Hilfe kann man sich holen unter anderem bei einer Stellplatzberatung, der zuständigen Kommune mit Bau- oder Gewerbeamt sowie der Tourismusstelle der Kommune oder des Landkreises. Sinnvoll ist es auch, bestehende Stellplätze anzuschauen und Kolleginnen und Kollegen anzusprechen.

 
10 Tipps für Einsteiger
  1.  Ortsmäßig passendes Konzept entwickeln, naheliegende Ver- und Entsorgungsmöglichkeiten nutzen.
  2. Wichtigste Grundvoraussetzung: Gastfreundschaft und touristisch attraktives Umfeld.
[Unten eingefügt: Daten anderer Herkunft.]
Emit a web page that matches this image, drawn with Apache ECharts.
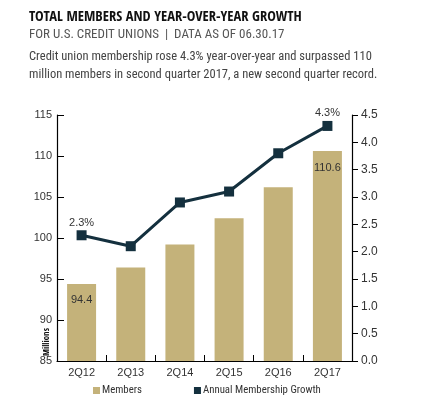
<!DOCTYPE html>
<html>
<head>
<meta charset="utf-8">
<script src="https://cdn.jsdelivr.net/npm/echarts@6/dist/echarts.min.js"></script>
<style>
  html, body { margin: 0; padding: 0; background: #fff; }
  #chart { width: 441px; height: 397px; }
</style>
</head>
<body>
<div id="chart"></div>
<script>
const quarters = ['2Q12', '2Q13', '2Q14', '2Q15', '2Q16', '2Q17'];
const members = [94.4, 96.4, 99.2, 102.4, 106.2, 110.6]; // millions
const growth = [2.3, 2.1, 2.9, 3.1, 3.8, 4.3]; // percent yoy
const labeledIdx = [0, 5]; // only first and last values are annotated

const BAR = '#c4b27a';
const LINE = '#14303e';
const TXT = '#333';
const cond = '"Roboto Condensed", sans-serif';
const condB = '"Open Sans Condensed", "Roboto Condensed", sans-serif';
const plain = '"Liberation Sans", Arial, sans-serif';

const chart = echarts.init(document.getElementById('chart'));

const pick = (arr, fmt) => arr.map((v, i) => ({
  value: v,
  label: { show: labeledIdx.indexOf(i) >= 0, formatter: fmt }
}));

chart.setOption({
  animation: false,
  title: [
    {
      text: 'TOTAL MEMBERS AND YEAR-OVER-YEAR GROWTH',
      left: 24, top: 5,
      textStyle: { fontFamily: condB, fontWeight: 'bold', fontSize: 14.5, color: '#111' }
    },
    {
      text: 'FOR U.S. CREDIT UNIONS  |  DATA AS OF 06.30.17',
      left: 24, top: 23,
      textStyle: { fontFamily: cond, fontWeight: 'normal', fontSize: 13, color: '#555' }
    },
    {
      text: 'Credit union membership rose 4.3% year-over-year and surpassed 110\nmillion members in second quarter 2017, a new second quarter record.',
      left: 24, top: 43,
      textStyle: { fontFamily: cond, fontWeight: 'normal', fontSize: 12.5, lineHeight: 18, color: '#444' }
    }
  ],
  legend: {
    top: 380, left: 88,
    itemWidth: 7, itemHeight: 7, itemGap: 52,
    icon: 'rect',
    textStyle: { fontFamily: cond, fontSize: 10.8, color: TXT, padding: [0, 0, 0, -3] },
    data: ['Members', 'Annual Membership Growth']
  },
  grid: { left: 57, right: 89, top: 115, bottom: 36 },
  xAxis: {
    type: 'category',
    data: quarters,
    axisLine: { lineStyle: { color: '#000', width: 1.2 } },
    axisTick: { show: true, inside: true, length: 6, lineStyle: { color: '#000' } },
    axisLabel: { color: TXT, fontSize: 11, margin: 6, fontFamily: plain }
  },
  yAxis: [
    {
      type: 'value', min: 85, max: 115, interval: 5,
      splitLine: { show: false },
      axisLine: { show: true, lineStyle: { color: '#000', width: 1.2 } },
      axisTick: { show: true, inside: true, length: 7, lineStyle: { color: '#000' } },
      axisLabel: { color: TXT, fontSize: 11, margin: 5, fontFamily: plain }
    },
    {
      type: 'value', min: 0, max: 4.5, interval: 0.5,
      position: 'right',
      splitLine: { show: false },
      axisLine: { show: true, lineStyle: { color: '#000', width: 1.2 } },
      axisTick: { show: true, length: 6, lineStyle: { color: '#000' } },
      axisLabel: { color: TXT, fontSize: 12, margin: 9, formatter: v => v.toFixed(1), fontFamily: plain }
    }
  ],
  graphic: [
    {
      type: 'text', x: 47, y: 342, rotation: Math.PI / 2,
      style: { text: 'Millions', fontFamily: condB, fontWeight: 'bold', fontSize: 9, fill: '#111', align: 'center', verticalAlign: 'middle' }
    }
  ],
  series: [
    {
      name: 'Members',
      type: 'bar',
      yAxisIndex: 0,
      barWidth: 29,
      itemStyle: { color: BAR },
      label: { position: 'insideTop', distance: 11, color: TXT, fontSize: 11, fontFamily: plain },
      data: pick(members, p => p.value.toFixed(1))
    },
    {
      name: 'Annual Membership Growth',
      type: 'line',
      yAxisIndex: 1,
      symbol: 'rect',
      symbolSize: 10,
      lineStyle: { color: LINE, width: 3 },
      itemStyle: { color: LINE },
      label: { position: 'top', distance: 2, color: TXT, fontSize: 11, fontFamily: plain },
      data: pick(growth, p => p.value.toFixed(1) + '%')
    }
  ]
});
</script>
</body>
</html>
  3.  Zuständige Kommune zur Genehmigung aufsuchen, oftmals passt ein neuer Stellplatz in das touristische Konzept des Ortes. 
  4. Öffentliche Fördermittel beantragen.
  5. Uneingeschränkte Zufahrt ermöglichen: 24 Stunden täglich, möglichst keine Höhen- oder Gewichtsbeschränkungen.
  6. Gute Ausschilderung im Ort und in der Region.
  7. Ausreichende Beleuchtung der Wege sowie der Ver- und Entsorgungseinrichtungen.
  8.  Hygienevorschriften beachten für Ver- und Entsorgungsanlagen, Abfallentsorgung, Trinkwasserbereitstellung.
  9.  Persönliche Betreuung und/oder Information anbieten mit einer Rezeption oder Infotafel.
  10.  Bei der Kostenkalkulation Zusatzleistungen gesondert berechnen, Übernachtungspreis gegebenenfalls mit Weineinkauf verrechnen.
Es gibt auch eine Planungshilfe für Wohnmobilstellplätze in Deutschland vom Deutschen Tourismusverband (DTV).